My mom and I have this running joke, where we call each other and say "Hi, this is The Codependent Hotline just checking in on you." She does it to me, and I do it to her. And we laugh. But there is some truth in the whole "codependency" issue. I come from a family of alcoholics. My mom and my brother are in recovery. I don't think they would mind me writing that here. I am proud of them for their recovery. But with alcoholism comes codependency. Add mental illness into the mix and you've got all kinds of Grand Dysfunction.
I sometimes fall into the trap of magical thinking, believing that some guy - usually the same guy for many years but sometimes others - would make my life meaningful and worthwhile, if only he would fall in love with me.

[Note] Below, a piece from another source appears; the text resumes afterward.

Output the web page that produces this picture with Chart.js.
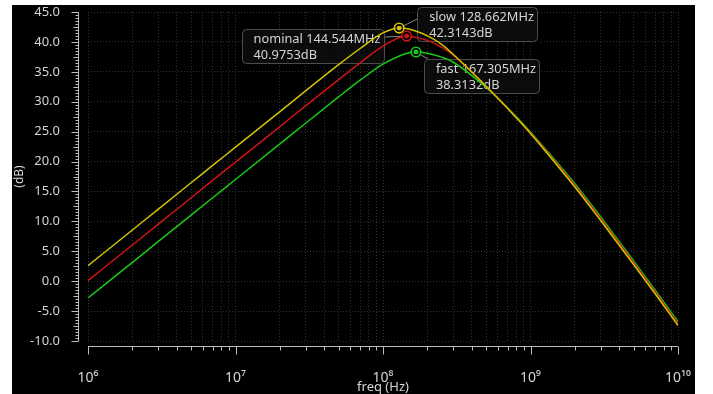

The guy that I thought this way about for 16 some years never reciprocated my feelings after the first few months that I knew him. But I have OCD, and I got hooked on him and this fantasy, totally created in my mind, about who he was, and who he could be. It was never really about him, as much as it was about me being lonely and feeling inadequate on my own.
Then last year, there was the New Zealander, and I got into the trap of magical thinking about him.
There's also been this really deranged guy (and I say that only because it's true) who I met online in a Schizophrenia support group. We have talked off and on for the past year or so, and he even professed to love me once. But we have never met. He lives three hours from where I do and doesn't have a reliable car. He rides a tricycle with a cookie monster doll in the basket. I am serious. He also told me he thinks he's - not only Jesus/God - but a being more powerful than God. And he believed the CIA was after both of us. I only recently cut him out of my life, because I kept thinking "well, at least we have some things in common", but if I had driven three hours to visit him in his trailer I am quite sure I might have ended up in a Lifetime TV movie. My friend Kristyn said that she would kill him after he killed me, so then she'd be on that Lifetime show called "Snapped", so we decided that it was an all-around bad idea for me to go off and meet this guy.
And then there is this ex-boyfriend of mine who I really, genuinely like a lot We are just friendly, and that is all. I kind of humiliated myself by writing him a poem about how much I liked him, which was a dumb move. In any event, he lives in a different state. It was nice to hear from him though, partially because he had saved a poem I wrote in 2004, and sent me a copy of it. It wasn't too bad.
I think sometimes I get caught up in this fantasy "Oh this guy talked to me, let's plan our wedding!" world because it's easier than dealing with the bland reality that I'm all alone in this life, and I probably always will be. It's not like I'm having children. Chances are I'll never be married. Which is fine, really, because most marriages are disastrous and who needs that? But sometimes I just wish that there was someone/ something bigger than me to believe in, like religion or drugs or a man who could care about me or something like that. I know how silly this sounds coming from a devout feminist. But it's true. I never have seen a reason to lie on my own blog.
In any event, I think that I have learned over the years that, if nothing else, I do know how to take care of myself. I have been through enough garbage that I know how to dig my way out of a dumpster with relatively great finesse. So I guess that's good.